Tuesday, January 19, 2016

A Latino Nancy Drew?


Amid the drivel that came out of the Television Critics Association winter press tour was this nugget from The Hollywood Reporter:


Mr. Geller went on to say that the new Nancy, still solving mysteries in her 30s, might be African-American, or Asian, or Latino. “I’d be open to any ethnicity,” he said.

First thought: This is like remaking “Shaft” with Jeff Foxworthy or hiring Denzel Washington to revive Charlie Chan.

Second thought: This stuff has been done before, with varying degrees of success. Maybe Mr. Geller isn’t throwing away development money better earmarked for “NCIS: Tybee Island.” (Michael Weatherly runs his own half-assed team while chatting up cougars.)

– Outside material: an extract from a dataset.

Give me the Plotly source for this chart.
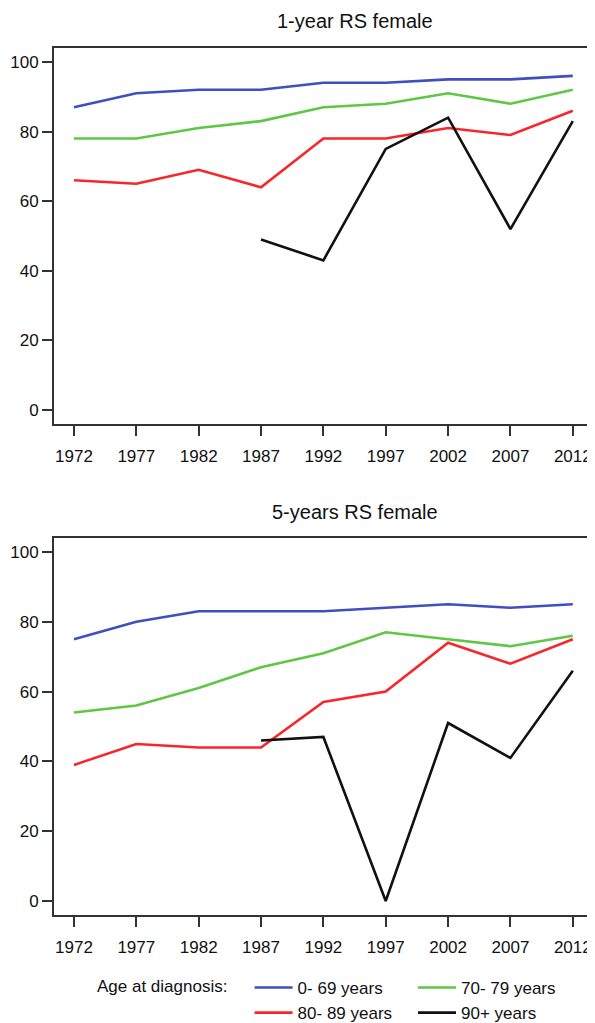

Nancy Drew has been the subject of dozens of books, two TV series, plenty of video games and a run of movies that started in the late 1930s. The character was invented by a book packager, Edward Stratemeyer, who was looking for a female equivalent to his earlier creation, the Hardy Boys.

The famous names are also linked by “The Hardy Boys/Nancy Drew Mysteries,” a series on ABC in the late 1970s. Pamela Sue Martin played a version of Nancy in her early 20s. On the book side, the Stratemeyer Syndicate (run by his daughters after he died) provided plot outlines; the stories were written by moonlighting newspaper reporters. Along the way, various parties had creative differences about how Nancy Drew was to be portrayed.

She was born white in 1930, but perhaps Mr. Geller’s idea has merit. I’ll close today by making you feel old. Ms. Martin, who runs a theater company in Idaho, just turned 63.